21 UNDER 40 | EDITED BY ANITA ROY
In a way, it’s a pity this is an anthology published by Zubaan. Its niche identity as a feminist publishing house is likely to discourage browsers—especially male browsers—from picking it up. The loss would be the reader’s, for, contained in the splendidly kitschy covers of 21 Under 40, are some of the most startling young writers in South Asia today.
A few of the names might be familiar from different contexts: the media, of course (Revati Laul, Anne Zaidi), but also academia (Paromita Chakravarti, Epsita Haldar), theatre (Ruchika Chanana), cinema (Shahnaz Habib, Adithi Rao) and activism (Meena Kandasamy). For the most part, these are their first published short stories, a combination that pushes the envelope of the form.
Does a graphic narration qualify as a short story? Are emails and chatspeak the new language of literature or just a gimmick? Is the Maugham dictum of “a beginning, a middle and an end” truly dead? Or, even, is a common gender a good enough reason for an anthology?
21 Under 40 (21 stories by authors under the age of 40) is a provocative collection, because individual readers will react differently to the stories, but not one lets go without disturbing the equilibrium. Its pages are populated by people we know— in the time-honoured “women’s fiction” tradition—from the loony gran of Drool to the insurgency-damaged child of The Third Cloud and the recalcitrant stars of a reality TV show in Instant Honeymoon. Their situations could be ours, their resolutions a part of our wish list. But the more powerful captors of our imagination lie elsewhere: in the surreal beauty of Adithi Rao’s Mango Tree in the Desert, where a girl receives an unforgettable gift on her wedding day, or in Ruchika Chanana’s Hue and Cry, where beige is the preferred colour of life.

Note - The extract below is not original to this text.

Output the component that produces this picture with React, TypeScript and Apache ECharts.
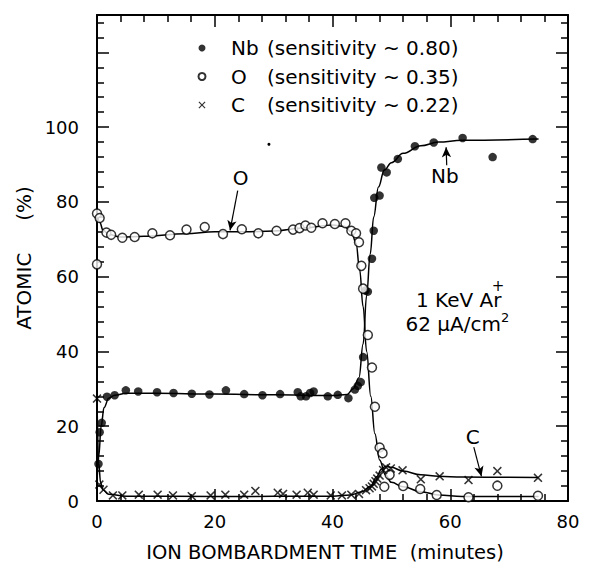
import React, { useEffect, useRef } from "react";
import * as echarts from "echarts";

const FONT = "DejaVu Sans";

const xTickLabels = ["0", "20", "40", "60", "80"];
const yTickLabels = ["0", "20", "40", "60", "80", "100"];

// Nb (filled circles)
const nbTime = [0.25, 0.45, 0.8, 1.7, 3.0, 4.9, 7.0, 10.2, 13.0, 16.1, 19.1, 21.9, 25.0, 28.1, 31.1, 34.1, 34.6, 35.5, 36.2, 36.8, 39.2, 40.9, 42.7, 43.8, 44.3, 44.8, 45.2, 45.6, 46.0, 46.7, 47.0, 47.1, 48.0, 48.3, 49.2, 51.1, 54.0, 57.2, 62.1, 67.2, 74.0];
const nbValue = [9.9, 18.4, 20.9, 27.9, 28.3, 29.6, 29.3, 29.1, 28.9, 28.7, 28.5, 29.6, 28.6, 28.3, 28.6, 29.1, 28.0, 28.0, 28.9, 29.3, 28.0, 28.4, 27.5, 29.8, 30.8, 31.8, 38.5, 56.3, 56.0, 64.8, 72.3, 81.1, 81.7, 89.2, 87.9, 91.5, 94.9, 95.9, 97.1, 92.0, 96.8];

// O (open circles)
const oTime = [0, 0, 0.45, 1.6, 2.4, 4.3, 6.4, 9.4, 12.4, 15.2, 18.3, 21.4, 24.6, 27.4, 30.5, 33.3, 34.4, 35.4, 36.4, 38.3, 40.4, 42.2, 43.2, 44.0, 44.5, 44.9, 45.2, 46.0, 46.7, 47.2, 48.0, 48.5, 48.8, 49.7, 52.0, 54.9, 57.7, 63.1, 68.0, 74.9];
const oValue = [63.3, 76.9, 75.7, 71.8, 71.2, 70.4, 70.6, 71.6, 71.1, 72.6, 73.3, 71.4, 72.7, 71.6, 72.3, 72.6, 73.0, 73.7, 73.1, 74.3, 74.1, 74.3, 72.3, 71.6, 69.2, 62.9, 56.8, 44.4, 35.7, 25.2, 14.3, 12.8, 3.8, 7.0, 4.0, 3.2, 1.6, 1.0, 4.1, 1.4];

// C (crosses)
const cTime = [0, 0.4, 1.1, 2.7, 4.3, 7.1, 10.3, 12.9, 16.1, 19.3, 21.8, 25.0, 26.9, 30.7, 31.6, 33.9, 35.8, 36.8, 39.7, 41.6, 43.2, 44.5, 45.7, 46.3, 46.7, 47.0, 47.3, 47.6, 48.0, 48.6, 49.1, 49.9, 51.9, 55.0, 58.2, 63.1, 68.0, 74.9];
const cValue = [27.4, 4.4, 3.0, 1.5, 1.5, 1.7, 1.7, 1.5, 1.3, 1.5, 1.7, 1.7, 2.7, 2.2, 1.9, 1.7, 2.2, 1.7, 1.5, 1.5, 1.7, 1.9, 2.9, 3.4, 3.9, 4.6, 5.3, 6.0, 6.8, 8.3, 9.0, 8.7, 8.2, 5.8, 6.6, 5.6, 8.0, 6.2];

// Hand-drawn fit curves
const nbFitTime = [0, 0.3, 0.7, 1.2, 2, 3, 5, 10, 20, 30, 40, 42.5, 43.5, 44.5, 45.2, 45.8, 46.4, 47, 47.8, 48.8, 50, 52, 55, 58, 62, 75];
const nbFitValue = [5, 12, 20, 25, 27.5, 28.3, 28.8, 28.8, 28.6, 28.4, 28.2, 28.5, 30, 33, 42, 55, 66, 76, 84, 88.5, 90.5, 93, 95, 96, 96.5, 96.8];
const oFitTime = [0, 0.5, 1, 2, 4, 8, 15, 20, 25, 30, 35, 40, 42, 43.2, 44, 44.6, 45.2, 45.8, 46.5, 47.2, 48, 49, 50, 52, 55, 58, 62, 75];
const oFitValue = [77, 74.5, 72.5, 71.3, 70.6, 70.8, 71.5, 72, 72, 72.2, 73, 73.8, 73.5, 72, 69, 62, 52, 40, 28, 18, 11, 7, 5, 3.8, 2.5, 1.6, 1.2, 1.2];
const cFitTime = [0, 0.3, 0.6, 1, 2, 5, 20, 40, 43, 45, 46.5, 47.5, 48.3, 49, 50, 52, 55, 58, 62, 75];
const cFitValue = [27, 10, 5, 3, 1.8, 1.3, 1.2, 1.3, 1.6, 2.5, 4, 6.5, 8.5, 9.3, 9, 8, 7, 6.6, 6.4, 6.3];

const legendNames = ["Nb", "O", "C"];
const legendSens = ["0.80", "0.35", "0.22"];

const CROSS = "path://M0,1.2L1.2,0L5,3.8L8.8,0L10,1.2L6.2,5L10,8.8L8.8,10L5,6.2L1.2,10L0,8.8L3.8,5Z";

const zip = (a: number[], b: number[]) => a.map((v, i) => [v, b[i]]);

export default function App() {
  const ref = useRef<HTMLDivElement>(null);
  useEffect(() => {
    document.body.style.margin = "0";
    const chart = echarts.init(ref.current!, null, { renderer: "svg" });
    const tickStyle = { color: "#000", width: 1.5 };
    const baseX = {
      type: "value",
      min: 0,
      max: 80,
      interval: 20,
      axisLine: { show: true, onZero: false, lineStyle: { color: "#000", width: 2 } },
      axisTick: { show: true, inside: true, length: 12, lineStyle: tickStyle },
      minorTick: { show: true, splitNumber: 5, length: 7, lineStyle: tickStyle },
      splitLine: { show: false },
    };
    const baseY = {
      type: "value",
      min: 0,
      max: 130,
      interval: 20,
      axisLine: { show: true, onZero: false, lineStyle: { color: "#000", width: 2 } },
      axisTick: { show: true, inside: true, length: 12, lineStyle: tickStyle },
      minorTick: { show: true, splitNumber: 5, length: 7, lineStyle: tickStyle },
      splitLine: { show: false },
    };
    const fitLine = (name: string, t: number[], v: number[], extra: any = {}) => ({
      type: "line",
      name: name + " fit",
      data: zip(t, v),
      showSymbol: false,
      symbol: "none",
      smooth: 0.4,
      smoothMonotone: "x",
      silent: true,
      lineStyle: { color: "#000", width: 1.5 },
      z: 2,
      ...extra,
    });
    const arrow = (from: number[], to: number[]) => [
      { coord: from, symbol: "none" },
      { coord: to, symbol: "arrow" },
    ];
    const mark = (from: number[], to: number[]) => ({
      silent: true,
      symbolSize: [7, 10],
      label: { show: false },
      lineStyle: { color: "#000", width: 1.2, type: "solid" },
      data: [arrow(from, to)],
    });
    const option: any = {
      animation: false,
      backgroundColor: "#fff",
      textStyle: { fontFamily: FONT },
      grid: { left: 97, right: 24, top: 15, bottom: 64 },
      xAxis: [
        {
          ...baseX,
          position: "bottom",
          axisLabel: {
            color: "#000",
            fontSize: 18,
            fontFamily: FONT,
            margin: 11,
            formatter: (v: number) => xTickLabels[Math.round(v / 20)] ?? "",
          },
          name: "ION BOMBARDMENT TIME  (minutes)",
          nameLocation: "middle",
          nameGap: 41,
          nameTextStyle: { color: "#000", fontSize: 19.5, fontFamily: FONT, padding: [0, 15, 0, 0] },
        },
        { ...baseX, position: "top", axisLabel: { show: false } },
      ],
      yAxis: [
        {
          ...baseY,
          position: "left",
          axisLabel: {
            color: "#000",
            fontSize: 18,
            fontFamily: FONT,
            margin: 18,
            formatter: (v: number) => yTickLabels[Math.round(v / 20)] ?? "",
          },
          name: "ATOMIC     (%)",
          nameLocation: "middle",
          nameGap: 60,
          nameTextStyle: { color: "#000", fontSize: 20, fontFamily: FONT },
        },
        { ...baseY, position: "right", axisLabel: { show: false } },
      ],
      legend: {
        orient: "vertical",
        left: 192.5,
        top: 33,
        itemWidth: 7,
        itemHeight: 7,
        itemGap: 8.5,
        data: [
          { name: "Nb", icon: "circle" },
          { name: "O", icon: "circle" },
          { name: "C", icon: CROSS },
        ],
        formatter: (name: string) => {
          const i = legendNames.indexOf(name);
          return `{n|${name}}{s|(sensitivity ~ ${legendSens[i]})}`;
        },
        textStyle: {
          color: "#000",
          fontFamily: FONT,
          fontSize: 20,
          rich: {
            n: { width: 36, padding: [0, 0, 0, 20.5], fontSize: 20, fontFamily: FONT, color: "#000" },
            s: { fontSize: 20, fontFamily: FONT, color: "#000" },
          },
        },
      },
      series: [
        fitLine("Nb", nbFitTime, nbFitValue, { markLine: mark([59.4, 89.8], [59.3, 94.6]) }),
        fitLine("O", oFitTime, oFitValue, { markLine: mark([23.9, 83.0], [22.6, 72.4]) }),
        fitLine("C", cFitTime, cFitValue, { markLine: mark([64.0, 14.4], [65.3, 6.6]) }),
        {
          type: "scatter",
          name: "Nb",
          data: zip(nbTime, nbValue),
          symbol: "circle",
          symbolSize: 8.5,
          itemStyle: { color: "#000" },
          z: 4,
        },
        {
          type: "scatter",
          name: "O",
          data: zip(oTime, oValue),
          symbol: "circle",
          symbolSize: 9,
          itemStyle: { color: "#fff", borderColor: "#000", borderWidth: 1.5 },
          z: 4,
        },
        {
          type: "scatter",
          name: "C",
          data: zip(cTime, cValue),
          symbol: CROSS,
          symbolSize: 9,
          itemStyle: { color: "#000" },
          z: 5,
        },
      ],
    };
    chart.setOption(option);
    const px = (x: number, y: number) =>
      chart.convertToPixel({ xAxisIndex: 0, yAxisIndex: 0 }, [x, y]) as number[];
    const txt = (
      p: number[],
      text: string,
      fontSize = 20,
      align = "center",
      rich: any = undefined,
      lineHeight: number | undefined = undefined
    ) => ({
      type: "text",
      x: p[0],
      y: p[1],
      style: {
        text,
        fill: "#000",
        fontSize,
        fontFamily: FONT,
        align,
        verticalAlign: "middle",
        lineHeight,
        rich,
      },
    });
    const dot = px(29.2, 95.4);
    chart.setOption({
      graphic: [
        txt(px(24.4, 86.4), "O"),
        txt(px(59.1, 86.9), "Nb"),
        txt(px(63.8, 17.0), "C"),
        txt(px(68.7, 53.7), "1 KeV Ar", 20, "right", undefined, 15),
        txt(px(68.1, 57.5), "+", 15, "center", undefined, 10),
        txt(px(61.2, 47.4), "62 μA/cm{s|2}", 20, "center", {
          s: { fontSize: 13, fontFamily: FONT, fill: "#000", padding: [0, 0, 12, 0] },
        }),
        { type: "circle", shape: { cx: dot[0], cy: dot[1], r: 1.5 }, style: { fill: "#000" } },
      ],
    });
    return () => chart.dispose();
  }, []);
  return (
    <div
      ref={ref}
      style={{ position: "fixed", left: 0, top: 0, width: 592, height: 567, background: "#fff" }}
    />
  );
}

Despite the pitch-perfect humour in Something Special About Sayyida, the innovative Mughal detective story, Murk of Art, and the super-ironical Award-Winning Writer, the overall tone of the anthology veers towards the angry, even the violent. To savour the anthology completely, though, tackle the smorgasbord like you would a degustation menu: come back for more. There’s reason to.